Tujuan utama reformasi adalah terjadinya perubahan tata kelola pemerintahan yang lebih baik untuk terwujudnya kesejahteraan masyarakat yang maksimal. Namun demikian tanpa adanya sistem yang akuntabel  dan transparan maka hal tersebut tidak mungkin dapat tercapai. Salah satu upaya untuk menuju pada tataran Tata Kelola Pemerintahan yang Baik adalah penerapan Sistem Akuntabilitas Instansi Pemerintah pada pengelolaan pemerintahan baik di tingkat pusat maupun di daerah. 

Thursday, February 26, 2009

Tanggapan Opini BPK

Tujuan audit oleh BPK adalah untuk meningkatkan akuntabilitas pemerintahan melalui audit atas laporan keuangan pemerintah pusat(LKPP). Demikian juga Pemerintah cq. Departemen Keuangan sebagai penyusun LKPP ingin berbuat yang terbaik untuk mencapai hal tersebut.

Artikel ini merupakan resume tanggapan dari Departemen Keuangan RI atas temuan yang disampaikan oleh BPK RI. Sebuah  catatan yang sangat menarik karena menunjukan bahwa opini auditor bisa saja tidak sepenuhnya benar dan bagi yang terperiksa (auditan) tidak perlu sungkan untuk memberikan tanggapan untuk tidak sepakat atas temuan-temuan tersebut sepanjang mempunyai pijakan (dasar argumentasi) yang jelas dan benar. Adapun kronologi penyampaian temuan yang normatif, adalah :
  1. Kondisi kejadian (fakta),
  2. Kriteria/ketentuan yang dilanggar (sesuai periode fakta),
  3. Sebab kejadian,
  4. Akibat kejadian (bisa administratif atau kerugian negara),
  5. dan yang tidak kalah penting adalah Rekomendasi untuk menghilangkan penyebab.

Tanggapan Pemerintah cq.
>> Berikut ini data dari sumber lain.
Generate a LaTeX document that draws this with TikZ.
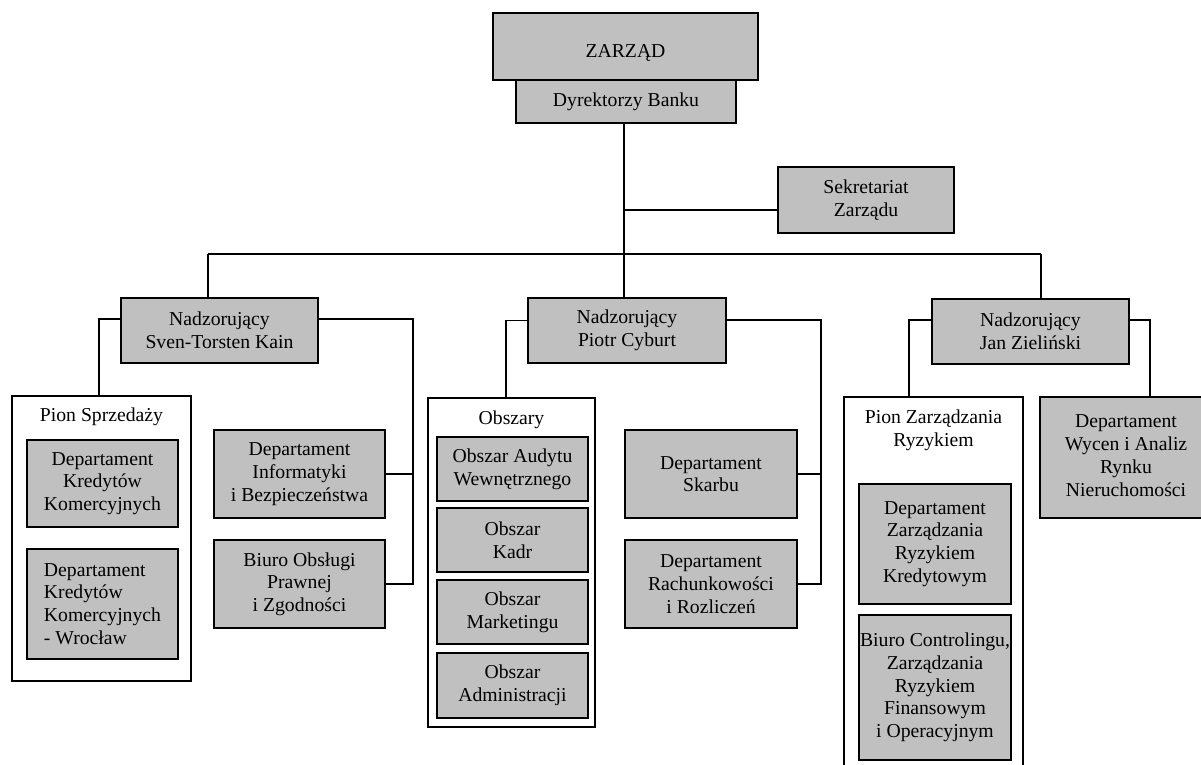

Departemen Keuangan atas Temuan BPK sebagai berikut :

Pemerintah telah mencermati hasil pemeriksaan BPK dan beberapa masalah yang ditemukan sebagai dasar bagi simpulan audit BPK dapat dikemukakan sebagai berikut:
  1. Pembatasan lingkup pemeriksaan BPK.
  2. Pelaksanaan sistem akuntansi yang belum sempurna sehingga berdampak pada angka-angka yang disajikan pada LKPP Tahun 2007 terutama pada K/L yang memiliki satker dekonsentrasi dan tugas pembantuan.
  3. Penyimpangan (menurut Pemerintah merupakan perbedaan pendapat) terhadap penerapan ketentuan keuangan negara atau standar akuntansi seperti konsep azas bruto dan investasi non permanen.
  4. Beberapa K/L memperoleh PNBP tanpa didukung oleh peraturan pemerintah, dan sebagian menggunakannya langsung tanpa melaporkannya sebagai PNBP.
Terhadap masalah-masalah yang dikemukakan pada angka 3, Pemerintah memberi tanggapan sebagai berikut:
  1. Keterbatasan lingkup pemeriksaan BPK sehingga tidak dapat menerapkan prosedur pemeriksaan yang memadai terutama di bidang perpajakan telah diselesaikan melalui proses judicial review di Mahkamah Konstitusi dan putusannya sudah terbit. Sedangkan mengenai keterbatasan pemeriksaan BPK pada biaya perkara di Mahkamah Agung diakui masih harus memerlukan langkah penyelesaian.
  2. Implementasi sistem akuntansi yang dibangun dengan mengacu pada Standar Akuntansi Pemerintahan harus diakui masih dalam tahap awal karena baru efektif diterapkan sejak tiga tahun lalu. Sistem akuntansi tersebut harus mengakomodasikan seluruh variasi transaksi keuangan Pemerintah dan harus diterapkan oleh 21.792 satker APBN berpegang pada dukungan pelaksana yang hampir seluruhnya tidak memiliki latar belakang akuntansi. Pemerintah, dan seyogyanya kita semua, termasuk BPK, sudah selayaknya berbesar hati bahwa dari latar belakang ketiadaan akuntansi pemerintahan sama sekali dan personil yang umumnya tidak pernah memperoleh pendidikan akuntansi, akhirnya secara bertahap kita telah mampu menghasilkan LKPP yang bisa disetarakan dengan laporan keuangan negara-negara modern lainnya.
  3. Terdapat tiga temuan BPK yang menurut Pemerintah lebih tepat dinyatakan sebagai perbedaan pendapat dalam penerapan ketentuan keuangan negara, standar akuntansi, dan sistem akuntansi.
  • – Penerapan azas bruto atas penerimaan migas
    Pemerintah mengikuti pendapat KSAP bahwa penerimaan PNBP migas dapat diakui hanya setelah earnings process selesai. Penerimaan migas pada rekening 600.000.411 masih harus memperhitungkan unsur-unsur under/over lifting, DMO, pengembalian PPN dan PBB. Selain itu, pengakuan pendapatan migas sebelum earnings process selesai akan berakibat pada dasar penetapan Dana Perimbangan yang tidak akurat, sehingga penerapan azas bruto dalam hal ini akan menyesatkan. Namun demikian, status rekening 600.000.411 telah di-disclose pada neraca dan laporan arus kas, dan mutasinya dikemukakan secara jelas pada CaLK dan terbuka untuk diaudit.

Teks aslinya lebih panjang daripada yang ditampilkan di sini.